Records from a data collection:
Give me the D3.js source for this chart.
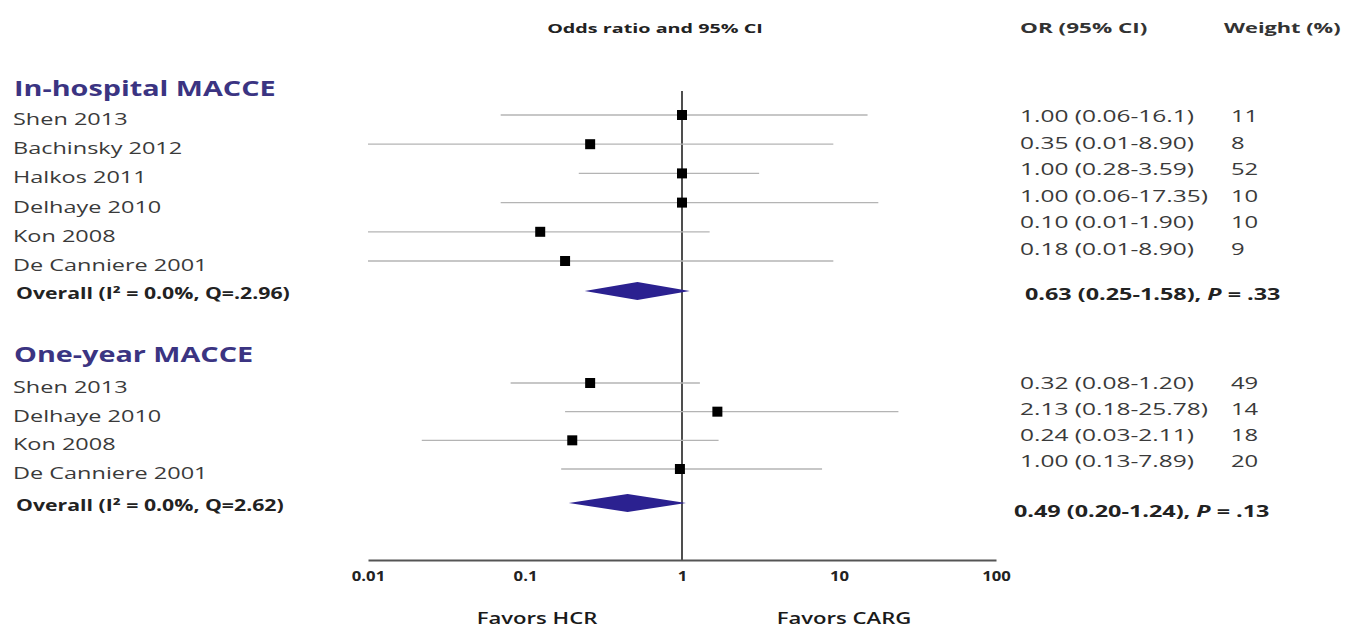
<!DOCTYPE html>
<html lang="en">
<head>
<meta charset="utf-8">
<title>Forest plot - MACCE</title>
<style type="text/css">
body { margin: 0; background: #fff; }
text { font-family: "Open Sans", "Noto Sans", sans-serif; }
.study { font-size: 17px; fill: #3a3a3a; }
.group { font-size: 21px; font-weight: bold; fill: #3b3482; }
.overall { font-size: 15.5px; font-weight: bold; fill: #222; }
.cell { font-size: 17px; fill: #3a3a3a; }
.cellBold { font-size: 16px; font-weight: bold; fill: #222; }
.head { font-size: 14.5px; font-weight: bold; fill: #333; }
.title { font-size: 12.5px; font-weight: bold; fill: #222; }
.favor { font-size: 17px; font-weight: 600; fill: #1a1a1a; }
.ci { stroke: #b4b4b4; stroke-width: 1.3; }
.est { fill: #000; }
.diamond { fill: #2b2190; }
.ref { stroke: #222; stroke-width: 1.6; }
.axis path { stroke: #555; stroke-width: 2.2; }
.axis text { font-family: "Open Sans", sans-serif; font-size: 14.5px; font-weight: bold; fill: #222; }
</style>
<script src="https://cdn.jsdelivr.net/npm/d3@7"></script>
</head>
<body>
<script type="text/javascript">
var w = 1350;
var h = 630;

// data
var groups = ["In-hospital MACCE", "One-year MACCE"];

var studies1 = ["Shen 2013", "Bachinsky 2012", "Halkos 2011", "Delhaye 2010", "Kon 2008", "De Canniere 2001"];
var est1 = [1.00, 0.26, 1.00, 1.00, 0.125, 0.18];
var lo1 = [0.07, 0.01, 0.22, 0.07, 0.01, 0.01];
var hi1 = [15.2, 9.2, 3.1, 17.8, 1.5, 9.2];
var orText1 = ["1.00 (0.06-16.1)", "0.35 (0.01-8.90)", "1.00 (0.28-3.59)", "1.00 (0.06-17.35)", "0.10 (0.01-1.90)", "0.18 (0.01-8.90)"];
var weight1 = ["11", "8", "52", "10", "10", "9"];

var studies2 = ["Shen 2013", "Delhaye 2010", "Kon 2008", "De Canniere 2001"];
var est2 = [0.26, 1.68, 0.20, 0.97];
var lo2 = [0.081, 0.18, 0.022, 0.17];
var hi2 = [1.30, 23.9, 1.71, 7.8];
var orText2 = ["0.32 (0.08-1.20)", "2.13 (0.18-25.78)", "0.24 (0.03-2.11)", "1.00 (0.13-7.89)"];
var weight2 = ["49", "14", "18", "20"];

var overallLabels = ["Overall (I\u00b2 = 0.0%, Q=.2.96)", "Overall (I\u00b2 = 0.0%, Q=2.62)"];
var overallEst = [0.52, 0.45];
var overallLo = [0.24, 0.19];
var overallHi = [1.12, 1.06];
var overallText = ["0.63 (0.25-1.58), ", "0.49 (0.20-1.24), "];
var overallP = [".33", ".13"];

var tickValues = [0.01, 0.1, 1, 10, 100];
var tickLabels = ["0.01", "0.1", "1", "10", "100"];

// row layout: 0 header, 1-6 studies, 7 overall, 9 header, 10-13 studies, 14 overall
var studyRows = [[1, 2, 3, 4, 5, 6], [10, 11, 12, 13]];
var headerRows = [0, 9];
var overallRows = [7, 14];

var svg = d3.select("body").append("svg")
            .attr("width", w)
            .attr("height", h);

var x = d3.scaleLog().domain([0.01, 100]).range([368, 996]);
var y = d3.scaleLinear()
          .domain([0, 1, 6, 7, 9, 10, 13, 14])
          .range([88, 115, 261, 291, 354, 383, 469, 503]);
var yRight = d3.scaleLinear()
          .domain([1, 6, 7, 10, 13, 14])
          .range([116, 249, 294, 383, 461, 511]);

function stretch(sel, k) {
  sel.each(function() {
    var len = this.getComputedTextLength();
    d3.select(this).attr("textLength", len * k).attr("lengthAdjust", "spacingAndGlyphs");
  });
}

var rows = [];
[[studies1, est1, lo1, hi1, orText1, weight1], [studies2, est2, lo2, hi2, orText2, weight2]].forEach(function(g, gi) {
  g[0].forEach(function(name, i) {
    rows.push({name: name, est: g[1][i], lo: g[2][i], hi: g[3][i], txt: g[4][i], wt: g[5][i], row: studyRows[gi][i]});
  });
});

// reference line at OR = 1
svg.append("line").attr("class", "ref")
   .attr("x1", x(1)).attr("x2", x(1))
   .attr("y1", 91).attr("y2", 560);

// confidence interval lines
svg.selectAll("line.ci").data(rows).enter().append("line")
   .attr("class", "ci")
   .attr("x1", function(d) { return x(d.lo); })
   .attr("x2", function(d) { return x(d.hi); })
   .attr("y1", function(d) { return y(d.row); })
   .attr("y2", function(d) { return y(d.row); });

// point estimates
svg.selectAll("rect.est").data(rows).enter().append("rect")
   .attr("class", "est")
   .attr("x", function(d) { return x(d.est) - 5; })
   .attr("y", function(d) { return y(d.row) - 5; })
   .attr("width", 10).attr("height", 10);

// pooled diamonds
svg.selectAll("path.diamond").data(overallRows).enter().append("path")
   .attr("class", "diamond")
   .attr("d", function(r, i) {
     var cy = y(r);
     return "M" + x(overallLo[i]) + "," + cy +
            "L" + x(overallEst[i]) + "," + (cy - 9) +
            "L" + x(overallHi[i]) + "," + cy +
            "L" + x(overallEst[i]) + "," + (cy + 9) + "Z";
   });

// axis
var axis = d3.axisBottom(x).tickValues(tickValues).tickSize(0).tickPadding(11)
             .tickFormat(function(d, i) { return tickLabels[i]; });
var gAxis = svg.append("g").attr("class", "axis")
   .attr("transform", "translate(0,560)")
   .call(axis);
gAxis.selectAll("text").call(stretch, 1.15);

svg.append("text").attr("class", "favor").attr("x", 537).attr("y", 624)
   .attr("text-anchor", "middle").text("Favors HCR").call(stretch, 1.3);
svg.append("text").attr("class", "favor").attr("x", 844).attr("y", 624)
   .attr("text-anchor", "middle").text("Favors CARG").call(stretch, 1.3);

// left labels
svg.selectAll("text.group").data(groups).enter().append("text")
   .attr("class", "group")
   .attr("x", 14)
   .attr("y", function(d, i) { return y(headerRows[i]) + 8; })
   .text(function(d) { return d; })
   .call(stretch, 1.37);

svg.selectAll("text.study").data(rows).enter().append("text")
   .attr("class", "study")
   .attr("x", 13)
   .attr("y", function(d) { return y(d.row) + 10; })
   .text(function(d) { return d.name; })
   .call(stretch, 1.38);

svg.selectAll("text.overall").data(overallLabels).enter().append("text")
   .attr("class", "overall")
   .attr("x", 16)
   .attr("y", function(d, i) { return y(overallRows[i]) + 8; })
   .text(function(d) { return d; })
   .call(stretch, 1.37);

// header
svg.append("text").attr("class", "title").attr("x", 655).attr("y", 33)
   .attr("text-anchor", "middle").text("Odds ratio and 95% CI").call(stretch, 1.58);
svg.append("text").attr("class", "head").attr("x", 1020).attr("y", 33)
   .text("OR (95% CI)").call(stretch, 1.55);
svg.append("text").attr("class", "head").attr("x", 1224).attr("y", 33)
   .text("Weight (%)").call(stretch, 1.5);

// right columns
svg.selectAll("text.cell").data(rows).enter().append("text")
   .attr("class", "cell")
   .attr("x", 1020)
   .attr("y", function(d) { return yRight(d.row) + 6; })
   .text(function(d) { return d.txt; })
   .call(stretch, 1.44);

svg.selectAll("text.wt").data(rows).enter().append("text")
   .attr("class", "cell wt")
   .attr("x", 1231)
   .attr("y", function(d) { return yRight(d.row) + 6; })
   .text(function(d) { return d.wt; })
   .call(stretch, 1.4);

var pooled = svg.selectAll("text.cellBold").data(overallText).enter().append("text")
   .attr("class", "cellBold")
   .attr("x", function(d, i) { return i === 0 ? 1025 : 1014; })
   .attr("y", function(d, i) { return yRight(overallRows[i]) + 6; });
pooled.append("tspan").text(function(d) { return d; });
pooled.append("tspan").attr("font-style", "italic").text("P");
pooled.append("tspan").text(function(d, i) { return " = " + overallP[i]; });
pooled.call(stretch, 1.46);
</script>
</body>
</html>
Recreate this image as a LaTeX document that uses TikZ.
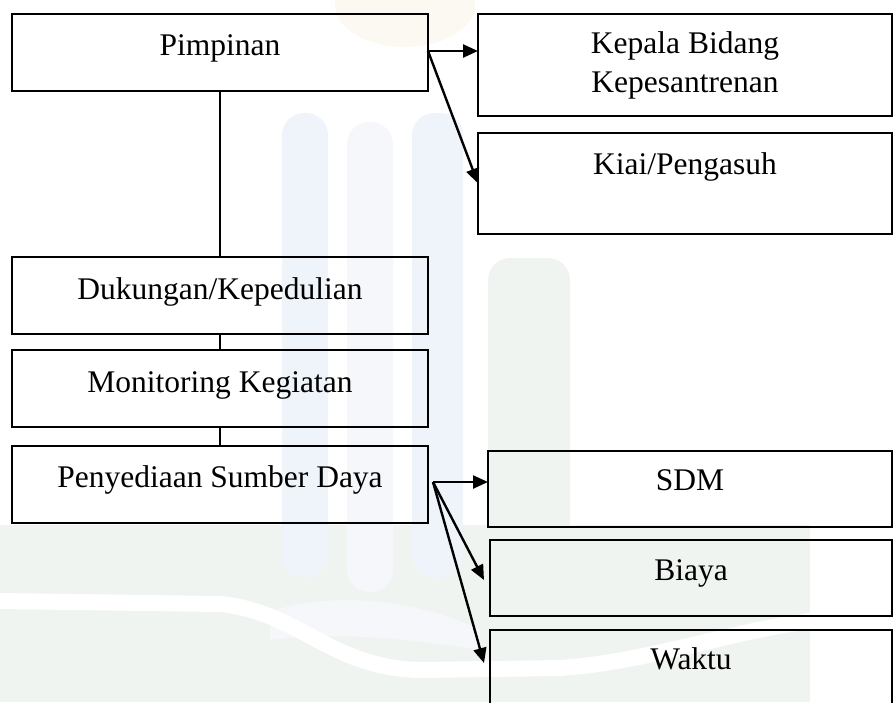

## [Task description]
Wherever the word "this" occurs in a line of the listing, copy that line.

## [Final answer]
Give me the D3.js source for this chart.
    var len = this.getComputedTextLength();
    d3.select(this).attr("textLength", len * k).attr("lengthAdjust", "spacingAndGlyphs");
Recreate this image as a LaTeX document that uses TikZ.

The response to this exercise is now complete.